Following the release of their first album, the band broke away from Warhol, and Nico left as well. Left to their own devices, The Velvet Underground recruited Tom Wilson as their new producer and began work on their second album titled White Light/White Heat in the fall of 1967, which was then released in the winter of 1968. With a very gritty, raw sound, described by John Cale as being “consciously anti-beauty,” the album, which featured tracks including “Sister Ray,” “I Heard Her Call My Name,” and the oft-covered “Here She Comes Now,” the band barely cleared the Billboard charts at #199. Perhaps the most challenging part of an experimentally-driven band is deciding which directions to take the music. With Reed and Cale at odds over the sounds the band would create, Cale eventually left the group, to be replaced by Doug Yule.
With Cale gone, Yule helped the band record their third album, self-titled The Velvet Underground, which failed to chart. Without Cale’s preference for the gritty sounds made famous in the early years of the band, this third album was noticeably more tame, although it features a range of vocalists, with Reed, Yule, and Tucker contributing to various songs on the album. Following the release of The Velvet Underground, the band toured extensively, releasing both a live album and beginning work on their fourth album. However, owing to disputes with the record label, the album was never officially released, and was presented to fans nearly two decades after its original inception as part of a compilation set.
1969 brought more trouble for the band. MGM, losing money and forced to tighten their belts, did away with any bands which were not profitable to the company, including The Velvet Underground. Now signed with Atlantic Records, the group began work on what was to become their fourth official album, Loaded (1970). Containing songs such as “Sweet Jane” and “Rock and Roll,” it is important to mention that Reed quit the band before the album was officially complete, and was surprised to see it appear in stores less than a month after his departure from the band that he created.
Thus, with drummer Maureen Tucker gone from the band following her pregnancy, Lou Reed’s departure just before the album’s completion, and Sterling Morrison’s exit to focus on his education, The Velvet Underground no longer contained a single member present during the release of their first album. Controversially, Doug Yule continued to record and perform under The Velvet Underground name. Regardless of the validity of his rights to the band and its name, the album Squeeze was released in 1973. Released only in Europe and receiving negative reviews, whether the album officially counts as an official Velvet Underground record is still up for debate to this day. For the next decade, various collections of previous Velvet Underground members would continue touring under The Velvet Underground name, and several live albums and compilation sets were released to fans.
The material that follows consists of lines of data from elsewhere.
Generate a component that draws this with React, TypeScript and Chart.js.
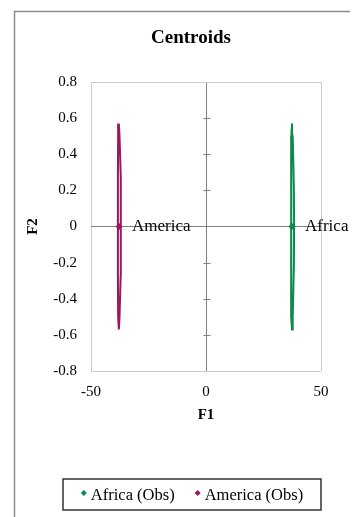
import React, { useEffect, useRef } from "react";
import { Chart, registerables } from "chart.js";

Chart.register(...registerables);

const groups = ["Africa", "America"];
const legendLabels = ["Africa (Obs)", "America (Obs)"];
const centroidF1 = [37.4, -37.8];
const centroidF2 = [0, 0];
const groupColors = ["#0b8a4e", "#a0145e"];

const africaEllipseF1 = [37.4, 37.1, 37.0, 37.0, 37.0, 37.1, 37.4, 37.7, 38.2, 38.3, 38.2, 37.7, 37.4];
const africaEllipseF2 = [0.57, 0.5, 0.22, 0, -0.22, -0.5, -0.57, -0.5, -0.22, 0, 0.22, 0.5, 0.57];
const americaEllipseF1 = [-37.9, -38.2, -38.3, -38.3, -38.3, -38.2, -37.9, -37.6, -37.1, -37.0, -37.1, -37.6, -37.9];
const americaEllipseF2 = [0.57, 0.5, 0.27, 0, -0.27, -0.5, -0.57, -0.5, -0.27, 0, 0.27, 0.5, 0.57];

const xTickValues = [-50, 0, 50];
const yTickValues = [-0.8, -0.6, -0.4, -0.2, 0, 0.2, 0.4, 0.6, 0.8];

const FONT = "'Liberation Serif', 'Times New Roman', serif";

const decorPlugin = {
  id: "decor",
  beforeDraw(chart: any) {
    const ctx = chart.ctx;
    ctx.save();
    ctx.strokeStyle = "#8c8c8c";
    ctx.lineWidth = 1.5;
    ctx.beginPath();
    ctx.moveTo(6.5, chart.height + 5);
    ctx.lineTo(6.5, 3.5);
    ctx.lineTo(chart.width + 5, 3.5);
    ctx.stroke();
    ctx.restore();
  },
  beforeDatasetsDraw(chart: any) {
    const ctx = chart.ctx;
    const xs = chart.scales.x;
    const ys = chart.scales.y;
    const x0 = Math.round(xs.getPixelForValue(0)) + 0.5;
    ctx.save();
    ctx.strokeStyle = "#808080";
    ctx.lineWidth = 1;
    yTickValues.forEach((v) => {
      if (Math.abs(v) < 1e-9 || Math.abs(Math.abs(v) - 0.8) < 1e-9) return;
      const y = Math.round(ys.getPixelForValue(v)) + 0.5;
      ctx.beginPath();
      ctx.moveTo(x0 - 3, y);
      ctx.lineTo(x0 + 4, y);
      ctx.stroke();
    });
    ctx.restore();
  },
  afterDatasetsDraw(chart: any) {
    const ctx = chart.ctx;
    const xs = chart.scales.x;
    const ys = chart.scales.y;
    ctx.save();
    // centroid labels
    ctx.fillStyle = "#000";
    ctx.font = `17px ${FONT}`;
    ctx.textAlign = "left";
    ctx.textBaseline = "middle";
    groups.forEach((g, i) => {
      const px = xs.getPixelForValue(centroidF1[i]);
      const py = ys.getPixelForValue(centroidF2[i]);
      ctx.fillText(g, px + 13, py);
    });
    // title
    ctx.font = `bold 19px ${FONT}`;
    ctx.textAlign = "center";
    ctx.fillText("Centroids", 183, 30);
    // legend
    const boxL = 55, boxR = 313, boxT = 471, boxB = 502;
    ctx.strokeStyle = "#333";
    ctx.lineWidth = 1.5;
    ctx.strokeRect(boxL, boxT, boxR - boxL, boxB - boxT);
    ctx.font = `16.5px ${FONT}`;
    const markerW = 6, gapM = 4, gapItem = 20;
    const widths = legendLabels.map((t) => ctx.measureText(t).width);
    const total = widths.reduce((a, b) => a + b, 0) + legendLabels.length * (markerW + gapM) + gapItem * (legendLabels.length - 1);
    let cx = (boxL + boxR) / 2 - total / 2;
    const cy = (boxT + boxB) / 2;
    ctx.textAlign = "left";
    legendLabels.forEach((t, i) => {
      const mx = cx + markerW / 2;
      const my = cy - 1.5;
      ctx.fillStyle = groupColors[i];
      ctx.beginPath();
      ctx.moveTo(mx, my - 3);
      ctx.lineTo(mx + 3, my);
      ctx.lineTo(mx, my + 3);
      ctx.lineTo(mx - 3, my);
      ctx.closePath();
      ctx.fill();
      ctx.fillStyle = "#000";
      ctx.fillText(t, cx + markerW + gapM, cy + 1);
      cx += markerW + gapM + widths[i] + gapItem;
    });
    ctx.restore();
  },
};

const toPoints = (xs: number[], ys: number[]) => xs.map((x, i) => ({ x, y: ys[i] }));

export default function App() {
  const canvasRef = useRef<HTMLCanvasElement | null>(null);

  useEffect(() => {
    if (!canvasRef.current) return;
    const chart = new Chart(canvasRef.current, {
      type: "scatter",
      data: {
        datasets: [
          {
            label: legendLabels[0],
            data: [{ x: centroidF1[0], y: centroidF2[0] }],
            pointStyle: "rectRot",
            pointRadius: 3.5,
            backgroundColor: groupColors[0],
            borderColor: groupColors[0],
            borderWidth: 0,
          },
          {
            label: legendLabels[1],
            data: [{ x: centroidF1[1], y: centroidF2[1] }],
            pointStyle: "rectRot",
            pointRadius: 3.5,
            backgroundColor: groupColors[1],
            borderColor: groupColors[1],
            borderWidth: 0,
          },
          {
            label: "Africa ellipse",
            data: toPoints(africaEllipseF1, africaEllipseF2),
            showLine: true,
            pointRadius: 0,
            borderColor: groupColors[0],
            borderWidth: 2,
            tension: 0,
          },
          {
            label: "America ellipse",
            data: toPoints(americaEllipseF1, americaEllipseF2),
            showLine: true,
            pointRadius: 0,
            borderColor: groupColors[1],
            borderWidth: 2,
            tension: 0,
          },
        ],
      },
      options: {
        animation: false,
        responsive: true,
        maintainAspectRatio: false,
        layout: { padding: { left: 8, right: 37, top: 74, bottom: 86 } },
        plugins: {
          legend: { display: false },
          title: { display: false },
          tooltip: { enabled: false },
        },
        scales: {
          x: {
            type: "linear",
            min: -50,
            max: 50,
            afterBuildTicks: (s: any) => {
              s.ticks = xTickValues.map((v) => ({ value: v }));
            },
            afterFit: (s: any) => {
              s.height = 60;
            },
            border: { display: false },
            grid: {
              drawTicks: false,
              lineWidth: 1,
              color: (c: any) => (Math.abs(c.tick.value) < 1e-9 ? "#808080" : "#cccccc"),
            },
            ticks: {
              padding: 12,
              color: "#000",
              font: { family: FONT, size: 15 },
              callback: (v: any) => String(v),
            },
            title: {
              display: true,
              text: "F1",
              color: "#000",
              font: { family: FONT, size: 15, weight: "bold" },
              padding: { top: 0, bottom: 7 },
            },
          },
          y: {
            type: "linear",
            min: -0.8,
            max: 0.8,
            afterBuildTicks: (s: any) => {
              s.ticks = yTickValues.map((v) => ({ value: v }));
            },
            afterFit: (s: any) => {
              s.width = 75;
            },
            border: { display: false },
            grid: {
              drawTicks: false,
              lineWidth: 1,
              color: (c: any) => {
                const v = c.tick.value;
                if (Math.abs(v) < 1e-9) return "#808080";
                if (Math.abs(Math.abs(v) - 0.8) < 1e-9) return "#cccccc";
                return "rgba(0,0,0,0)";
              },
            },
            ticks: {
              padding: 14,
              color: "#000",
              font: { family: FONT, size: 15 },
              callback: (v: any) => String(Math.round(v * 10) / 10),
            },
            title: {
              display: true,
              text: "F2",
              color: "#000",
              font: { family: FONT, size: 15, weight: "bold" },
              padding: { top: 8, bottom: 0 },
            },
          },
        },
      },
      plugins: [decorPlugin],
    });
    return () => chart.destroy();
  }, []);

  return (
    <div style={{ position: "relative", width: "350px", height: "509px" }}>
      <canvas ref={canvasRef} />
    </div>
  );
}
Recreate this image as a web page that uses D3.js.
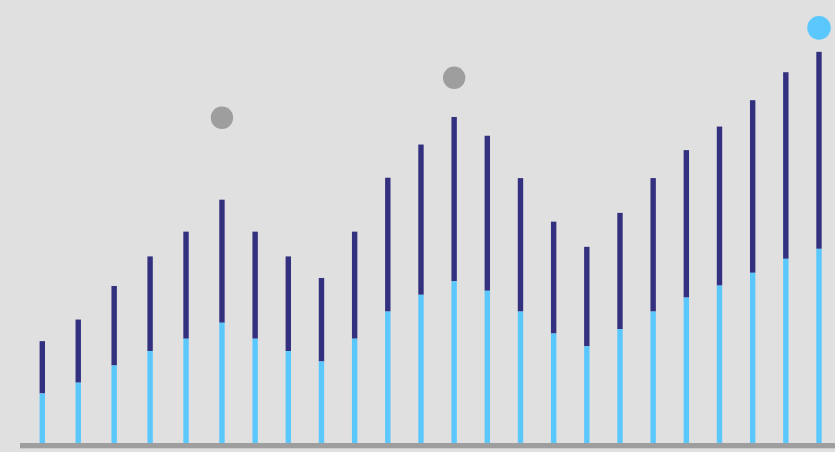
<!DOCTYPE html>
<html>
<head>
<meta charset="utf-8">
<script src="https://cdn.jsdelivr.net/npm/d3@7"></script>
<style>
  html, body { margin: 0; padding: 0; background: #e0e0e0; overflow: hidden; }
</style>
</head>
<body>
<div id="chart"></div>
<script>
// positions along the x axis (first six steps are a bit wider)
const periods = [0, 13, 26, 39, 52, 65, 77, 89, 101, 113, 125, 137,
                 149, 161, 173, 185, 197, 209, 221, 233, 245, 257, 269, 281];
// lower (light blue) segment
const baseValues = [12.4, 15.1, 19.4, 23.0, 26.1, 30.1, 26.1, 23.0, 20.4, 26.1, 32.9, 37.1,
                    40.5, 38.1, 32.9, 27.4, 24.2, 28.5, 32.9, 36.4, 39.4, 42.6, 46.1, 48.6];
// upper (navy) segment
const topValues = [13.1, 15.8, 19.9, 23.7, 26.8, 30.8, 26.8, 23.7, 20.9, 26.8, 33.5, 37.6,
                   41.1, 38.8, 33.4, 28.0, 24.9, 29.1, 33.4, 36.9, 39.8, 43.2, 46.7, 49.3];
// highlight markers: bar index, value, kind
const markerIndex = [5, 12, 23];
const markerValues = [81.4, 91.4, 103.9];
const markerKind = ["past", "past", "current"];

const width = 835, height = 452;
const margin = {top: 3.5, bottom: 8.5, left: 20, right: 0};

const svg = d3.select("#chart")
    .append("svg")
    .attr("width", width)
    .attr("height", height)
    .style("display", "block")
    .style("background", "#e0e0e0");

const x = d3.scaleLinear()
    .domain([0, 281])
    .range([42.3, 819]);

const y = d3.scaleLinear()
    .domain([0, 110])
    .range([height - margin.bottom - 0.5, margin.top]);

const barW = 5.4;

const data = periods.map((p, i) => ({
    p,
    base: baseValues[i],
    top: topValues[i]
}));

// navy upper part
svg.selectAll(".upper")
    .data(data)
    .enter()
    .append("rect")
    .attr("class", "upper")
    .attr("x", d => x(d.p) - barW / 2)
    .attr("y", d => y(d.base + d.top))
    .attr("width", barW)
    .attr("height", d => y(d.base) - y(d.base + d.top))
    .attr("fill", "#33317f");

// light blue lower part
svg.selectAll(".lower")
    .data(data)
    .enter()
    .append("rect")
    .attr("class", "lower")
    .attr("x", d => x(d.p) - barW / 2)
    .attr("y", d => y(d.base))
    .attr("width", barW)
    .attr("height", d => y(0) - y(d.base))
    .attr("fill", "#5ac8fd");

// baseline
svg.append("rect")
    .attr("x", margin.left)
    .attr("y", y(0))
    .attr("width", width - margin.left)
    .attr("height", 5.3)
    .attr("fill", "#9e9e9e");

// markers
svg.selectAll(".marker")
    .data(markerIndex)
    .enter()
    .append("circle")
    .attr("class", "marker")
    .attr("cx", d => x(periods[d]))
    .attr("cy", (d, i) => y(markerValues[i]))
    .attr("r", (d, i) => markerKind[i] === "current" ? 11.8 : 11.2)
    .attr("fill", (d, i) => markerKind[i] === "current" ? "#5ac8fd" : "#9e9e9e");
</script>
</body>
</html>
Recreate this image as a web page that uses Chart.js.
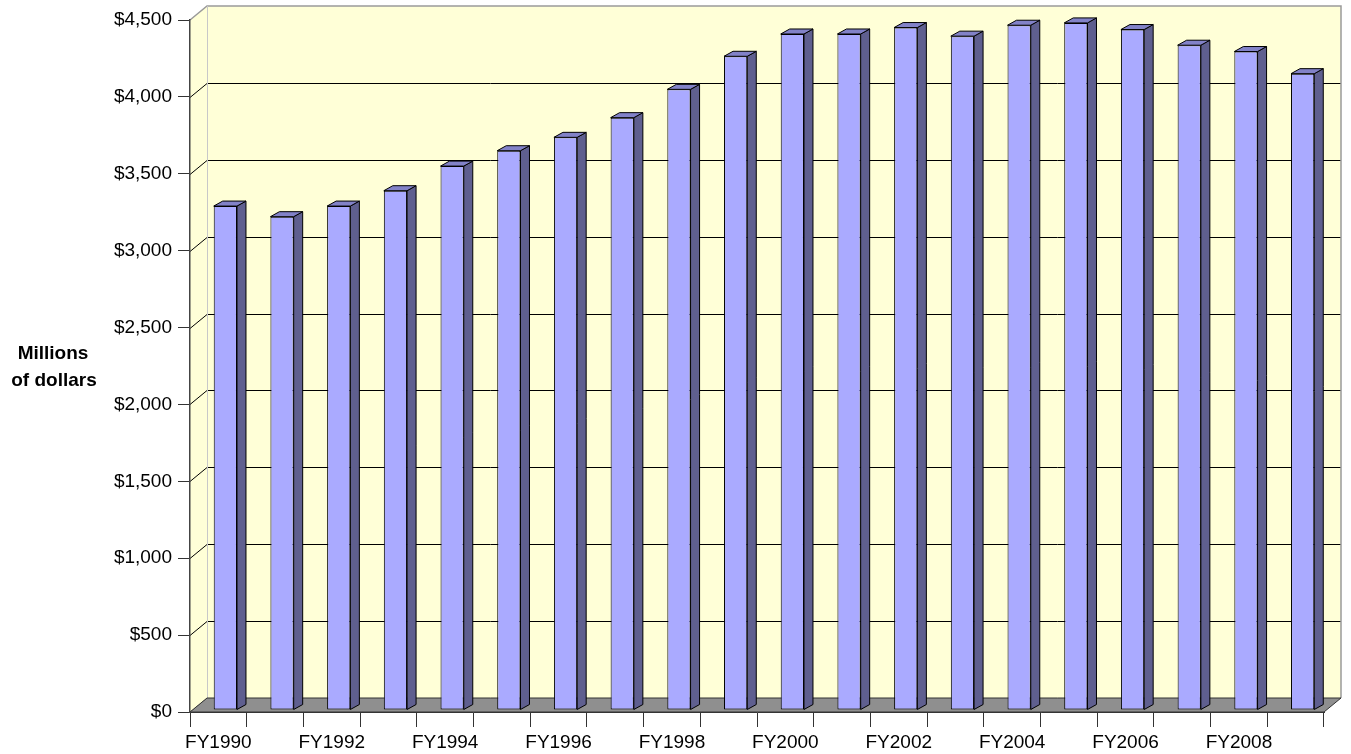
<!DOCTYPE html>
<html>
<head>
<meta charset="utf-8">
<script src="https://cdn.jsdelivr.net/npm/chart.js@4.4.1/dist/chart.umd.min.js"></script>
<style>
  html, body { margin: 0; padding: 0; background: #fff; }
  canvas { display: block; }
</style>
</head>
<body>
<canvas id="chart" width="1351" height="754"></canvas>
<script>
// Data (millions of dollars)
const years = ['FY1990', 'FY1991', 'FY1992', 'FY1993', 'FY1994', 'FY1995', 'FY1996',
  'FY1997', 'FY1998', 'FY1999', 'FY2000', 'FY2001', 'FY2002', 'FY2003', 'FY2004',
  'FY2005', 'FY2006', 'FY2007', 'FY2008', 'FY2009'];
const spending = [3277, 3208, 3277, 3377, 3537, 3637, 3724, 3852, 4036, 4251,
  4396, 4396, 4438, 4382, 4453, 4468, 4425, 4323, 4282, 4138];
const yMin = 0;
const yMax = 4500;
const yStep = 500;
const yTitle = ['Millions', 'of dollars'];

const FONT = '"Liberation Sans", Arial, sans-serif';

// fake 3D depth
const WALL_DX = 17, WALL_DY = -14;
const BAR_DX = 9, BAR_DY = -5;
const BAR_SHIFT_X = 7, BAR_SHIFT_Y = -2;

const wallsPlugin = {
  id: 'walls',
  beforeDraw(chart) {
    const { ctx, chartArea: a, scales } = chart;
    const L = a.left, R = a.right, T = a.top, B = a.bottom;
    ctx.save();

    // side wall + back wall
    ctx.fillStyle = '#FFFFD7';
    ctx.beginPath();
    ctx.moveTo(L, T);
    ctx.lineTo(L + WALL_DX, T + WALL_DY);
    ctx.lineTo(L + WALL_DX, B + WALL_DY);
    ctx.lineTo(L, B);
    ctx.closePath();
    ctx.fill();
    ctx.fillRect(L + WALL_DX, T + WALL_DY, R - L, B - T);

    // gridlines
    ctx.strokeStyle = '#000';
    ctx.lineWidth = 1;
    scales.y.ticks.forEach(t => {
      if (t.value >= yMax) return;
      const y = Math.round(scales.y.getPixelForValue(t.value)) + 0.5;
      ctx.beginPath();
      ctx.moveTo(L, y);
      ctx.lineTo(L + WALL_DX, y + WALL_DY);
      ctx.lineTo(R + WALL_DX, y + WALL_DY);
      ctx.stroke();
    });

    // back wall border
    ctx.strokeStyle = '#9a9a9a';
    ctx.lineWidth = 1.5;
    ctx.beginPath();
    ctx.moveTo(L, T);
    ctx.lineTo(L + WALL_DX, T + WALL_DY);
    ctx.lineTo(R + WALL_DX, T + WALL_DY);
    ctx.lineTo(R + WALL_DX, B + WALL_DY);
    ctx.stroke();
    ctx.strokeStyle = '#c8c8c8';
    ctx.lineWidth = 1;
    ctx.beginPath();
    ctx.moveTo(L + WALL_DX + 0.5, T + WALL_DY);
    ctx.lineTo(L + WALL_DX + 0.5, B + WALL_DY);
    ctx.stroke();

    // floor
    ctx.fillStyle = '#8f8f8f';
    ctx.strokeStyle = '#333';
    ctx.lineWidth = 1;
    ctx.beginPath();
    ctx.moveTo(L, B);
    ctx.lineTo(R, B);
    ctx.lineTo(R + WALL_DX, B + WALL_DY);
    ctx.lineTo(L + WALL_DX, B + WALL_DY);
    ctx.closePath();
    ctx.fill();
    ctx.stroke();

    ctx.restore();
  },
  beforeDatasetsDraw(chart) {
    chart.ctx.save();
    chart.ctx.translate(BAR_SHIFT_X, BAR_SHIFT_Y);
  },
  afterDatasetsDraw(chart) {
    const ctx = chart.ctx;
    ctx.lineWidth = 1;
    ctx.strokeStyle = '#000';
    chart.getDatasetMeta(0).data.forEach(bar => {
      const { x, y, base, width } = bar.getProps(['x', 'y', 'base', 'width'], true);
      const l = x - width / 2, r = x + width / 2;
      // side face
      ctx.fillStyle = '#5F5F8F';
      ctx.beginPath();
      ctx.moveTo(r, y);
      ctx.lineTo(r + BAR_DX, y + BAR_DY);
      ctx.lineTo(r + BAR_DX, base + BAR_DY);
      ctx.lineTo(r, base);
      ctx.closePath();
      ctx.fill();
      ctx.stroke();
      // top face
      ctx.fillStyle = '#8282C8';
      ctx.beginPath();
      ctx.moveTo(l, y);
      ctx.lineTo(l + BAR_DX, y + BAR_DY);
      ctx.lineTo(r + BAR_DX, y + BAR_DY);
      ctx.lineTo(r, y);
      ctx.closePath();
      ctx.fill();
      ctx.stroke();
    });
    ctx.restore();
  },
  afterDraw(chart) {
    const { ctx, chartArea: a } = chart;
    ctx.save();
    ctx.fillStyle = '#000';
    ctx.font = 'bold 19px ' + FONT;
    ctx.textAlign = 'center';
    ctx.textBaseline = 'middle';
    const cy = (a.top + a.bottom) / 2;
    ctx.fillText(yTitle[0], 53, cy - 12);
    ctx.fillText(yTitle[1], 54, cy + 15);
    ctx.restore();
  }
};

new Chart(document.getElementById('chart'), {
  type: 'bar',
  data: {
    labels: years,
    datasets: [{
      data: spending,
      backgroundColor: '#AAAAFF',
      borderColor: '#000',
      borderWidth: 1,
      borderSkipped: false,
      barPercentage: 0.41,
      categoryPercentage: 1,
      clip: false,
    }],
  },
  options: {
    responsive: false,
    animation: false,
    layout: { padding: { top: 20, right: 27, left: 0, bottom: 0 } },
    plugins: {
      legend: { display: false },
      tooltip: { enabled: false },
    },
    scales: {
      x: {
        offset: true,
        grid: {
          offset: true,
          drawOnChartArea: false,
          tickLength: 15,
          color: '#333',
        },
        border: { display: true, color: '#333', width: 1 },
        ticks: {
          autoSkip: false,
          maxRotation: 0,
          padding: 4,
          color: '#000',
          font: { family: FONT, size: 19 },
          callback: (v, i) => (i % 2 === 0 ? years[i] : ''),
        },
        afterFit: s => { s.height = 42; },
      },
      y: {
        min: yMin,
        max: yMax,
        grid: {
          drawOnChartArea: false,
          tickLength: 12,
          color: '#333',
        },
        border: { display: true, color: '#444', width: 1.5 },
        ticks: {
          stepSize: yStep,
          padding: 6,
          color: '#000',
          font: { family: FONT, size: 19 },
          callback: v => '$' + v.toLocaleString('en-US'),
        },
        afterFit: s => { s.width = 190; },
      },
    },
  },
  plugins: [wallsPlugin],
});
</script>
</body>
</html>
In 1990, Reed and Cale came together once more in memory of the death of Andy Warhol, releasing Songs for Drella. While the album was not released under The Velvet Underground name (instead billed simply as Lou Reed and John Cale), the band officially reunited in 1992 with Reed, Cale, Morrison and Tucker. The reunited band toured across Europe, including a show at the Glastonbury music festival, however before a North American tour could begin, Reed and Cale were again at odds with one another, and the short-lived reunion came to an end. Two years after the band’s breakup, Morrison passed away from non-Hodgkin’s lymphoma, preventing an original-lineup reunion from ever happening again. In 1996 the band was inducted into the Rock and Roll Hall of Fame, with Reed, Cale and Tucker performing one more show in honor of the event. While the band may never have been a commercial success, the name is nonetheless famous among fans of rock music, and their influence has been far more profound than their record sales would indicate. With acknowledged influence with over 25 different rock groups, including musical greats such as David Bowie, The Smiths, Nirvana, and Siouxsie and the Banshees (among many, many others), the question begs to be asked: what makes a great band great? Is it packed stadiums worldwide? The number of albums sold? The total money earned? Perhaps greatness is more than that. As The Velvet Underground demonstrates, perhaps true greatness lies not in commercial success, but in the number of fans moved by your music. Indeed, without The Velvet Underground and their experimental sounds of the 60s and 70s, music today would be something else entirely.